Por favor! Agora que o consumo se torna mesmo impossível, agora que os objectos mais do que nunca se desfazem de tanta inconsistência, agora que as administrações se sucedem umas atrás das outras impunes à responsabilidade de seus operários e que fortunas se condensam e divertem povos inteiros com os mais variados desportos afins, agora que a alimentação, a saúde, a educação e a criação são confundidas com experiências de laboratório onde o humano em nada se implica mas permanece friamente à distância desmembrando e esvaziando a vida de seu suco. Não chegou finalmente o tempo de pensarmos que tudo aquilo que é feito de um modo no momento em que é feito não pode mais ser feito de esse modo que de outro e que somos finalmente também nós responsáveis de nossas penas. E nós que fazemos? Pelo que lutamos? Que valem nossas vidas? Pelo que nascemos? Pelo que poderemos antes sofrer as penas de uma pena que procurando cair certa do céu vai ao fundo do real para endireitar tanta afronta. Que as nossas penas sejam outras! Não as de nos sujeitarmos, mas de lutarmos. Se nos sujeitamos ficamos sem perceber porque nascemos. Se lutamos fazemos por aquilo em que acreditamos, recuperamos sentido, justiça.
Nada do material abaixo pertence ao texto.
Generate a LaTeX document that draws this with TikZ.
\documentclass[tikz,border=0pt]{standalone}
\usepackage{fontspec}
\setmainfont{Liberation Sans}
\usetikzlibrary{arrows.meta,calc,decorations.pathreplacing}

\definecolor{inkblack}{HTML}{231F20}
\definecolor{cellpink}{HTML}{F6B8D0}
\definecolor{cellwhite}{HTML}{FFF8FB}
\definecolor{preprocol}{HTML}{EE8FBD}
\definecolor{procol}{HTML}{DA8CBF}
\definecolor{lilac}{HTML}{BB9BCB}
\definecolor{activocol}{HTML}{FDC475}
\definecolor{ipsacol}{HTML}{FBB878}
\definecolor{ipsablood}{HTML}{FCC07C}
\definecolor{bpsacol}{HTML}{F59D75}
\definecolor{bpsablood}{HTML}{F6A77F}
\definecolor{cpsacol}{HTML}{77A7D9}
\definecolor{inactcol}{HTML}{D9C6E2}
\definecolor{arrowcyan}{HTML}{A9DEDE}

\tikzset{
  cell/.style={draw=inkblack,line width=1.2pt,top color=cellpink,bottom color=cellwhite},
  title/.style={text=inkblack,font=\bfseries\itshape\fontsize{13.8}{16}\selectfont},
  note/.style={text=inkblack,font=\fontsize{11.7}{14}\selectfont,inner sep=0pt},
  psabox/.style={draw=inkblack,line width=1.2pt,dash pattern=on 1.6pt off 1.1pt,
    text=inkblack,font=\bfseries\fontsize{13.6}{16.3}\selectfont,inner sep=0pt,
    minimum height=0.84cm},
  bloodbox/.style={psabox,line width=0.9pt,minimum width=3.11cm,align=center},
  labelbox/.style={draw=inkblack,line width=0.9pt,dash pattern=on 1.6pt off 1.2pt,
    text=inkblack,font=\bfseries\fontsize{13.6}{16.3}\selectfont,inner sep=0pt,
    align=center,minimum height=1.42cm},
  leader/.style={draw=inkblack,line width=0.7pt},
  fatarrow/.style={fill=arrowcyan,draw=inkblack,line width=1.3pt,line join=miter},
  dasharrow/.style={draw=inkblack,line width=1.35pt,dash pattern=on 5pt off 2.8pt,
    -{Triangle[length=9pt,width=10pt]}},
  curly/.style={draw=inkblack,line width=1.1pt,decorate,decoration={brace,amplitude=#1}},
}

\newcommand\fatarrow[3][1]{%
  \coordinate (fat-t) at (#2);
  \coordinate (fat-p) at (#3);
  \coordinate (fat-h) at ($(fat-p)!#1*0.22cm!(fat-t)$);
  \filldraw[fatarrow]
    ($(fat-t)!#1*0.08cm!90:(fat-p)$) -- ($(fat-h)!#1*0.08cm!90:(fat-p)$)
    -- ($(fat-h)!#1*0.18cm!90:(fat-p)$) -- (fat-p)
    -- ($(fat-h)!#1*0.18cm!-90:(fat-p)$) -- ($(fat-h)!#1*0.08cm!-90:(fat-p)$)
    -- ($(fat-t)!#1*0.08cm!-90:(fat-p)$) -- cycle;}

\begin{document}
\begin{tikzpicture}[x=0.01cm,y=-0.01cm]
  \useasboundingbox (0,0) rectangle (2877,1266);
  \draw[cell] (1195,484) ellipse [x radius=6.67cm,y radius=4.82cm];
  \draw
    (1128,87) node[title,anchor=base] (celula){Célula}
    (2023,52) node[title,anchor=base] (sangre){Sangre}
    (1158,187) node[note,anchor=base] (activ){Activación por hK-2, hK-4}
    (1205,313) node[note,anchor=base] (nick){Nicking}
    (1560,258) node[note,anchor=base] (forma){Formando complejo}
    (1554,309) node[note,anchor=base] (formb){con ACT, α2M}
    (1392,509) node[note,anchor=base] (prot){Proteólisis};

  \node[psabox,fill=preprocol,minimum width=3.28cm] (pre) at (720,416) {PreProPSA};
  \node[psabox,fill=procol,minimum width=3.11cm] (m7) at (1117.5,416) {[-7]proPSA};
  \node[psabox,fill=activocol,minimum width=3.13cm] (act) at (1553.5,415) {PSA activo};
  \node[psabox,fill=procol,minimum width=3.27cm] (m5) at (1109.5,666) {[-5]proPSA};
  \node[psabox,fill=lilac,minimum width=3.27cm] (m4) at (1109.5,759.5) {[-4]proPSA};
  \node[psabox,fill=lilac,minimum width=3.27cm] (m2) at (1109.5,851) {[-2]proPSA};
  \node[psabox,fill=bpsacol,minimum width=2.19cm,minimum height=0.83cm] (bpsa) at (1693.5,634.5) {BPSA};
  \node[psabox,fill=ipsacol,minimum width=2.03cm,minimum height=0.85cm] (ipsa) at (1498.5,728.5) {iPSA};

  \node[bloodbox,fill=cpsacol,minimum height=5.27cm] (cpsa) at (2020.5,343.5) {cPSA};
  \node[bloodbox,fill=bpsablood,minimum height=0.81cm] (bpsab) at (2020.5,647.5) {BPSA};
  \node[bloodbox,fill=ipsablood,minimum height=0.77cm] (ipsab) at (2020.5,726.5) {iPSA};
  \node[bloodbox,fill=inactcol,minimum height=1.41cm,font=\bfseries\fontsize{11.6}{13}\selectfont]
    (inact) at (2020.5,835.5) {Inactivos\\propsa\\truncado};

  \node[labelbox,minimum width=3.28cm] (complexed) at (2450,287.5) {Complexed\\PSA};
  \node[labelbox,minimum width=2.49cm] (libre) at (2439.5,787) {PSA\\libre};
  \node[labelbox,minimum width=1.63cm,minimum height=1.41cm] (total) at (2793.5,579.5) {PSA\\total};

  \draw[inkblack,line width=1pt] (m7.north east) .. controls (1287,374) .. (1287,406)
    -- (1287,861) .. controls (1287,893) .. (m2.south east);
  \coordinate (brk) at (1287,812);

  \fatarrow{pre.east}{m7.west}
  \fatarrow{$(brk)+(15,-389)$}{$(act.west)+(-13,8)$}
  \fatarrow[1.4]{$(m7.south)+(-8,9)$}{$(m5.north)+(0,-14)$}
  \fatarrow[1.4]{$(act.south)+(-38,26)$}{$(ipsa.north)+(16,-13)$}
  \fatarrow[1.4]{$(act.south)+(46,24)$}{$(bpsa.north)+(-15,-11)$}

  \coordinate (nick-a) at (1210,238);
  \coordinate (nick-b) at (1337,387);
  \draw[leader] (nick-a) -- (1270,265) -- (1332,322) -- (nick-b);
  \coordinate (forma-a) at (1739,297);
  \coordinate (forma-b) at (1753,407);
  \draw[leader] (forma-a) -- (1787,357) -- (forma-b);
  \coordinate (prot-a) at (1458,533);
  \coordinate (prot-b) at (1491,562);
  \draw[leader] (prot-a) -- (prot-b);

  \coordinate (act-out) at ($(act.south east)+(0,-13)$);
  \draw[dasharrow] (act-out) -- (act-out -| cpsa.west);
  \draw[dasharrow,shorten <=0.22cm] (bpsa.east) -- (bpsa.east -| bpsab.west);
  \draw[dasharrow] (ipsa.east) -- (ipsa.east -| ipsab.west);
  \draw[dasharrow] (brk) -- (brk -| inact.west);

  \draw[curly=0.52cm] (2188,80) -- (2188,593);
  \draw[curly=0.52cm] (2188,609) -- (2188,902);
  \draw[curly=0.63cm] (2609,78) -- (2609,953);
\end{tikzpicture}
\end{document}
Face às penas do sofrimento podemos ver então nestas penas, não a prisão de estarmos imóveis, dependentes de tudo e sem nada disso de que nos tornamos dependentes, mas antes a memória do voo e da liberdade alimentada por momentos a pique em que uma pena é justiça porque não se deixa enredar por retrocessos à verdade mas a alcança de uma ponta à outra fazendo intervir mais do que um raciocínio dedutivo perante a multiplicidade de letras que nos constituem, por elas e por um discurso que se queira sagrado. Pelo nosso espírito. Juntemo-nos e optemos por um pouco melhor: qualidade ou espessura, respeito pela vida, suas necessidades, sua interioridade.